Task 2: Abbreviation disambiguation

Introduction

Abbreviations are often overlooked in many NLP pipelines. However, they are still an important point to tackle, especially in such applications as machine translation, named entity recognition, or text-to-speech systems.

There are at least two practical challenges in processing abbreviations. The first is the ability to find the full, expanded dictionary form of an abbreviation. In many cases, this may be done by a simple dictionary lookup, but: - the use of abbreviations is often unconventional and there is no complete list of all possible abbreviation uses, - many of the abbreviations are ambiguous. That is, the same abbreviation may have more than one meaning, translating to possibly different expanded forms.

As in many other NLP tasks, the disambiguation of abbreviations needs to include context and additional language knowledge to be feasible.

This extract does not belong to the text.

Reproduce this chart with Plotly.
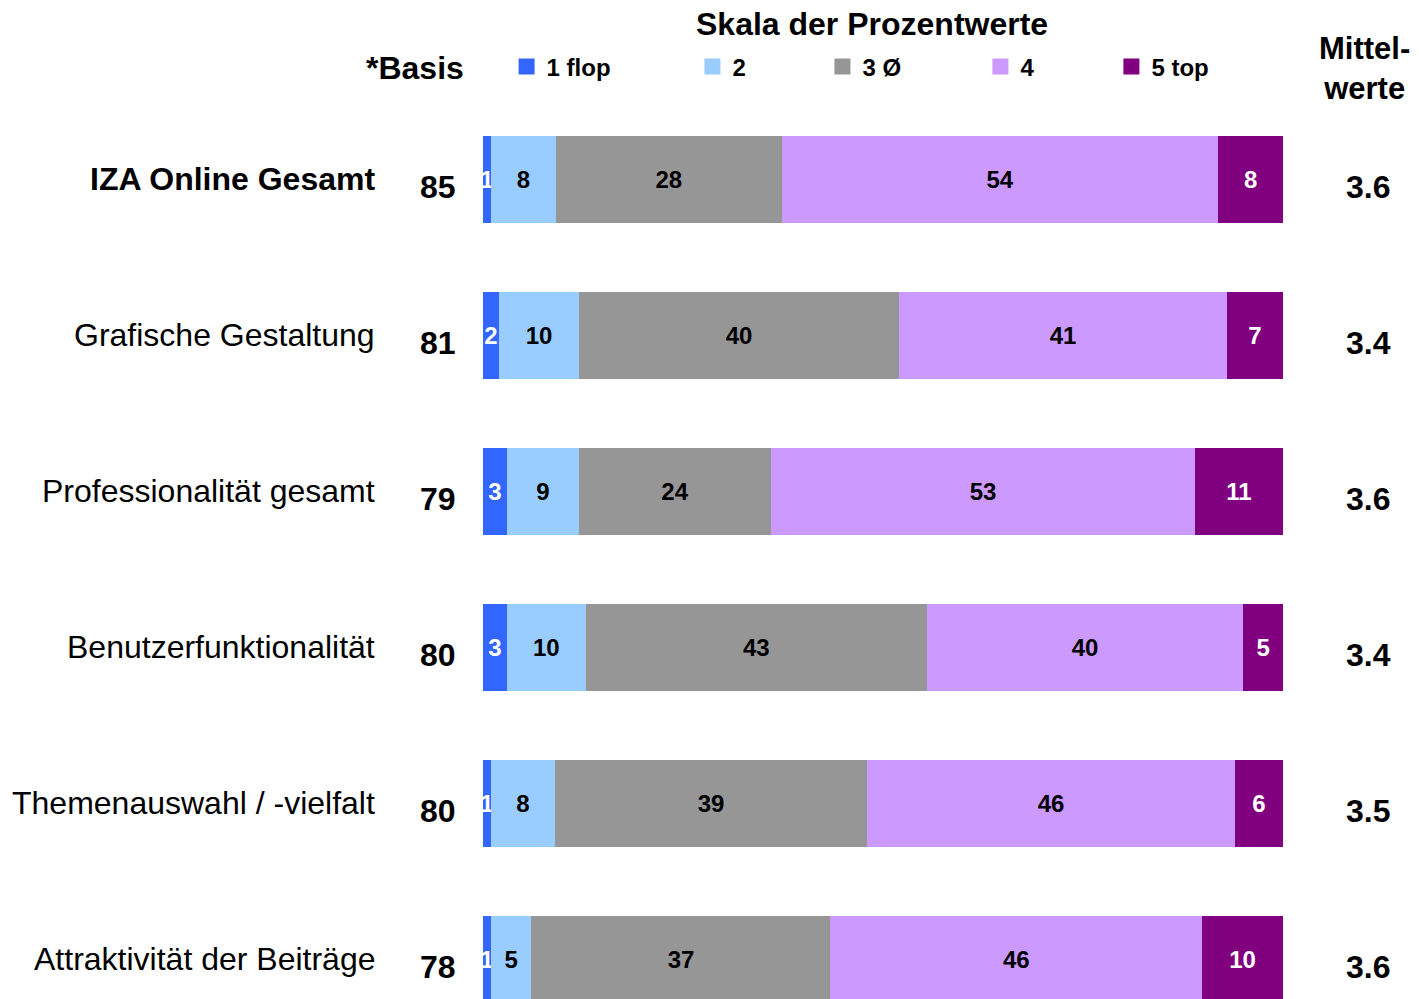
import plotly.graph_objects as go

FONT = "Liberation Sans, Arial, sans-serif"

categories = [
    "IZA Online Gesamt",
    "Grafische Gestaltung",
    "Professionalität gesamt",
    "Benutzerfunktionalität",
    "Themenauswahl / -vielfalt",
    "Attraktivität der Beiträge",
]
basis = [85, 81, 79, 80, 80, 78]
mittelwerte = [3.6, 3.4, 3.6, 3.4, 3.5, 3.6]

scale_names = ["1 flop", "2", "3 Ø", "4", "5 top"]
scale_values = [
    [1, 2, 3, 3, 1, 1],        # 1 flop
    [8, 10, 9, 10, 8, 5],      # 2
    [28, 40, 24, 43, 39, 37],  # 3 Ø
    [54, 41, 53, 40, 46, 46],  # 4
    [8, 7, 11, 5, 6, 10],      # 5 top
]
COLORS = ["#3366FF", "#99CCFF", "#969696", "#CC99FF", "#800080"]
TEXT_COLORS = ["white", "black", "black", "black", "white"]
LEGEND_X = [0.0295, 0.2618, 0.4243, 0.6218, 0.7855]   # paper x of each legend box

fig = go.Figure()
for i, (name, vals) in enumerate(zip(scale_names, scale_values)):
    fig.add_trace(go.Bar(
        x=vals, y=categories, orientation="h", name=name,
        marker=dict(color=COLORS[i], line=dict(width=0)),
        text=[str(v) for v in vals], textposition="inside", textangle=0,
        insidetextanchor="middle",
        insidetextfont=dict(family=FONT, size=24, color=TEXT_COLORS[i], weight="bold"),
        showlegend=False, legendgroup=name,
        hovertemplate="%{y}<br>" + name + ": %{text}<extra></extra>"))
    # legend proxy with a larger square symbol, one legend box per entry
    lg = "legend" if i == 0 else f"legend{i + 1}"
    fig.add_trace(go.Scatter(
        x=[None], y=[None], mode="markers", name=name, legendgroup=name,
        marker=dict(color=COLORS[i], size=16, symbol="square"),
        showlegend=True, legend=lg, hoverinfo="skip"))

ann = []
for i, (cat, b, m) in enumerate(zip(categories, basis, mittelwerte)):
    ann.append(dict(x=-0.1325, y=cat, xref="paper", yref="y", xanchor="right",
                    text=f"<b>{cat}</b>" if i == 0 else cat, showarrow=False,
                    font=dict(size=32)))
    ann.append(dict(x=-0.05625, y=cat, xref="paper", yref="y", xanchor="center",
                    yshift=-8, text=f"<b>{b}</b>", showarrow=False, font=dict(size=32)))
    ann.append(dict(x=1.10625, y=cat, xref="paper", yref="y", xanchor="center",
                    yshift=-8, text=f"<b>{m:.1f}</b>", showarrow=False, font=dict(size=32)))

ann += [
    dict(x=0.48625, y=1.0858, xref="paper", yref="paper", xanchor="center",
         yanchor="middle", text="<b>Skala der Prozentwerte</b>", showarrow=False,
         font=dict(size=32)),
    dict(x=-0.02125, y=1.0367, xref="paper", yref="paper", xanchor="right",
         yanchor="middle", text="<b>*Basis</b>", showarrow=False, font=dict(size=32)),
    dict(x=1.10125, y=1.0367, xref="paper", yref="paper", xanchor="center",
         yanchor="middle", text="<b>Mittel-<br>werte</b>", showarrow=False,
         font=dict(size=31)),
]

legends = {}
for i, lx in enumerate(LEGEND_X):
    key = "legend" if i == 0 else f"legend{i + 1}"
    legends[key] = dict(x=lx, y=1.0379, xanchor="left", yanchor="middle",
                        orientation="h", bgcolor="rgba(0,0,0,0)", borderwidth=0,
                        itemsizing="trace",
                        font=dict(family=FONT, size=24, color="black", weight="bold"))

fig.update_layout(
    width=1419, height=999,
    margin=dict(l=475, r=144, t=93, b=8, pad=0),
    barmode="stack", barnorm="percent", bargap=0.444,
    paper_bgcolor="white", plot_bgcolor="white",
    font=dict(family=FONT, color="black"),
    uniformtext=dict(minsize=24, mode="show"),
    annotations=ann,
    xaxis=dict(range=[0, 100], visible=False, fixedrange=True),
    yaxis=dict(type="category", range=[5.254, -0.503], showticklabels=False,
               showgrid=False, zeroline=False, showline=False, ticks="",
               fixedrange=True),
    **legends,
)

fig.write_html("out.html")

The second challenge, which is specific to languages with rich morphology, such as Polish, is the necessity to produce the expanded form of an abbreviation in correct grammatical form, in concordance with the rest of the sentence.

Video introduction

Task Description

The task aims to propose a method of disambiguating Polish abbreviations. The method should recognize if a given phrase is an abbreviation and, if so, produce its expanded form, both base, and inflected ones.

Dataset

Training data

In this task, we provide a (relatively small) training dataset, which includes: - the abbreviation, - an expanded form of the abbreviation, - a base form of the abbreviation, - context of the abbreviation, with the ‘’ placeholder marking the place where the abbreviation appeared.

Example:

Skrót,Rozwinięcie,Forma bazowa,Kontekst
s.,sobota,sobota,"Karpaty Siepraw (n. 16).  IV liga, grupa wschodnia: Olimpia Wojnicz - Grybovia ( 16), Orkan Szczyrzyc - Wolania Wola Rzędzińska (s. 16), Sandecja II Nowy Sącz -"
d.,dawniej,dawniej,"poinformowała w piątek na swej stronie internetowej rosyjska korporacja państwowa Rostech ( Rostechnologii). Nie podano daty przechwycenia amerykańskiego drona.  „Dron MQ-5B,"
n.,niedziela,niedziela,11)  Gościbia - Piast (s. 16)  Wiślanka - Sęp (s. 16); Skawinka - pauza  Sęp - Gościbia ( 16.30)  Piast - Hejnał (n. 17)  Orzeł - Jordan (n. 17)  Czarni - Nadwiślanka (s.
pkt. proc.,punktu procentowego,punkt procentowy,"proc. Kolejne 0,12 pkt. proc. wynika ze spadku popytu na polski eksport, a 0,08  z zaburzeń na rynku wewnętrznym” - oszacowali."
rp.pl.,rp.pl.,rp.pl.,Jutro rozpocznie się proces posła ruchu Palikota - dowiedziała się  Biedroń został oskarżony o naruszenie nietykalności cielesnej funkcjonariusza policji

The participants are encouraged to collect and use additional training and dictionary data and to publish it after the competition.

Test data

The test data consists of only the abbreviation and the context. The system aims to provide the expanded and base forms of the abbreviation.

Evaluation

We will calculate two measures of accuracy for each provided submission:

  • Af - the accuracy of provided expanded forms of abbreviations (case insensitive string match),
  • Ab - the accuracy of provided base forms of abbreviations (case insensitive string match).

Based on these measures, the final score will be calculated using a weighted average: Acc = 0.25*Af + 0.75*Ab

Metadata

Tags: poleval-2022